Vu la procédure suivante :
Procédure contentieuse antérieure :
M. B...A...a demandé au tribunal administratif de Toulouse d'annuler l'arrêté du 2 octobre 2017 par lequel le préfet de la Haute-Garonne a décidé de le remettre aux autorités italiennes en vue de l'examen de sa demande d'asile.
Par un jugement n°1704566 du 18 octobre 2017, le magistrat désigné par le tribunal administratif de Toulouse a rejeté sa demande.
Procédure devant la cour :
Par une requête et un mémoire enregistrés le 7 janvier 2018 et le 15 février 2018, M. A..., représenté par Me Tercero, demande à la cour :
1°) de lui accorder l'aide juridictionnelle provisoire ;
2°) d'annuler ce jugement du tribunal administratif de Toulouse du 18 octobre 2017 ainsi que l'arrêté du préfet de la Haute-Garonne du 2 octobre 2017 ;
3°) d'enjoindre au préfet de la Haute-Garonne de lui délivrer un dossier de demande d'asile afin qu'il puisse saisir l'Office français de protection des réfugiés et apatrides en procédure normale ainsi qu'une attestation de demande d'asile, dans un délai de 24 heures à compter de l'arrêt à intervenir, sous astreinte de 200 euros par jour de retard ;
4°) de mettre à la charge de l'Etat la somme de 2 000 euros en application des articles L. 761-1 du code de justice administrative et 37 de la loi du 10 juillet 1991.
Il soutient que :
En ce qui concerne la régularité du jugement :
- le premier juge a omis de statuer sur un moyen tiré de la méconnaissance des dispositions des articles 21 et 22 du règlement (UE) n°604/2013 du 26 juin 2013 en tant que le préfet n'a pas justifié de la saisine et de l'accord des autorités italiennes ;
- l'arrêté attaqué méconnaît l'article 21 du règlement (UE) n°604/2013 du 26 juin 2013 : la France doit se charger de l'examen de sa demande d'asile dès lors que celle-ci doit être réputée comme ayant été introduite lors de son passage auprès de la plateforme d'accueil des demandeurs d'asile le 3 novembre 2016 et non pas le 10 janvier 2017 de sorte que la demande de transfert introduite le 16 février 2017 auprès des autorités italiennes est tardive.

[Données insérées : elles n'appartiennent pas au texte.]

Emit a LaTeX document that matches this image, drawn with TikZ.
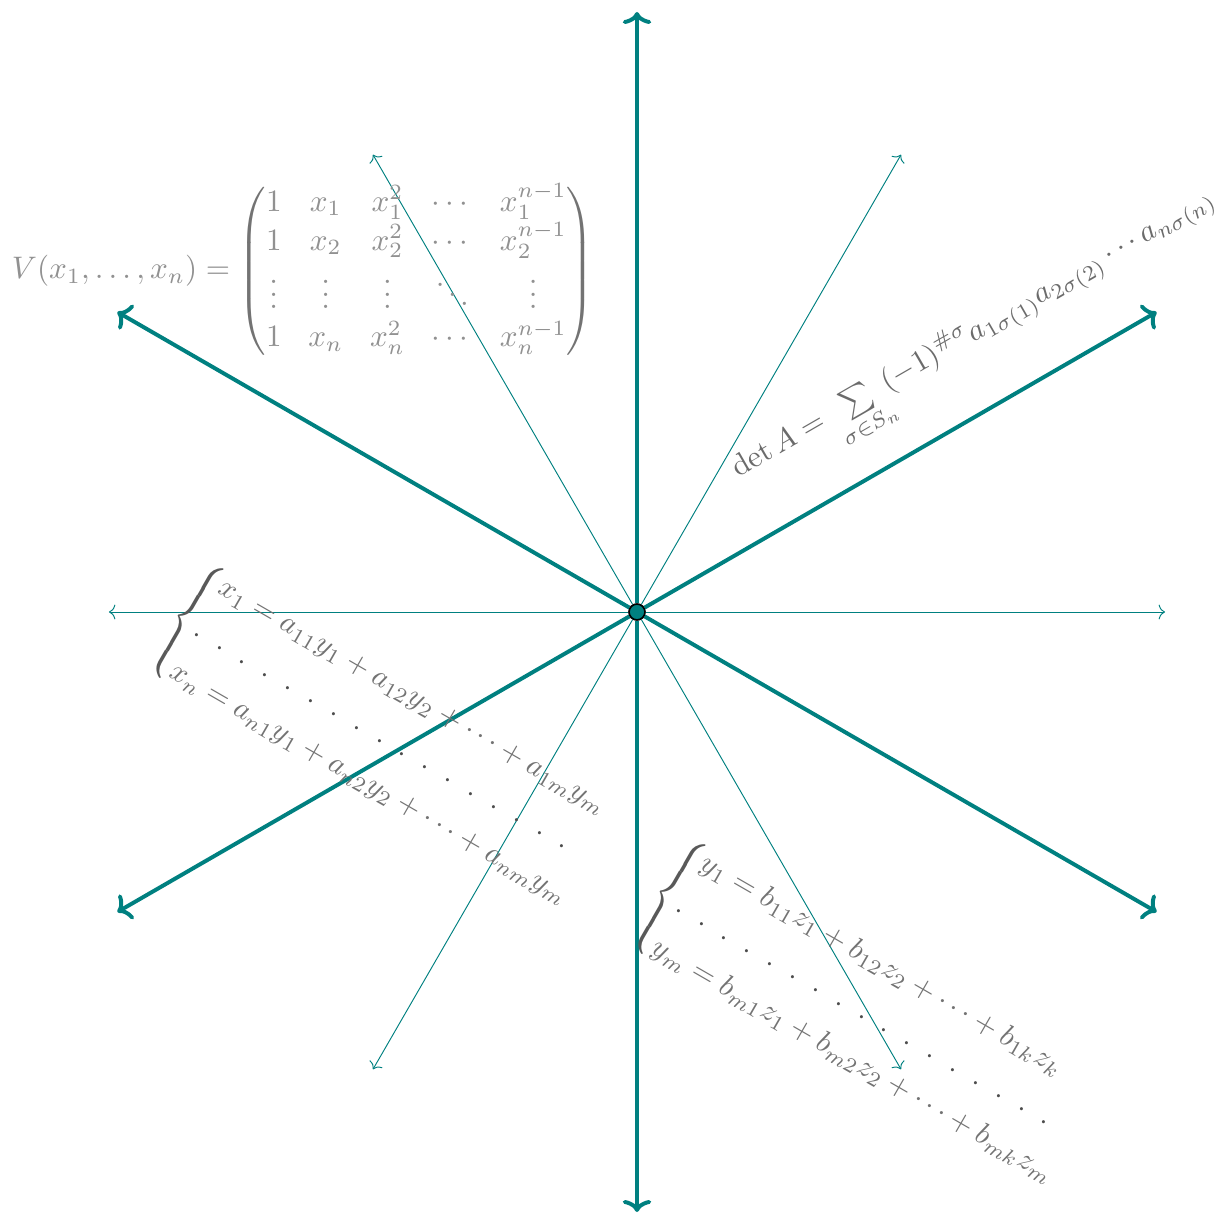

Aussi bien, le préfet a reconnu dans l'arrêté en litige qu'il avait présenté une demande d'asile en se présentant à l'unité locale de la Croix-Rouge. Le fait pour la structure de premier accueil du demandeur d'asile d'adresser un formulaire électronique aux services du préfet suffit à marquer le début de la procédure d'asile. Il ne saurait être tenu compte d'une attestation délivrée ultérieurement lors d'un rendez-vous fixé en préfecture à la convenance de l'administration.
Par un mémoire en défense, enregistré le 15 février 2018, le préfet de la Haute-Garonne conclut au rejet de la requête.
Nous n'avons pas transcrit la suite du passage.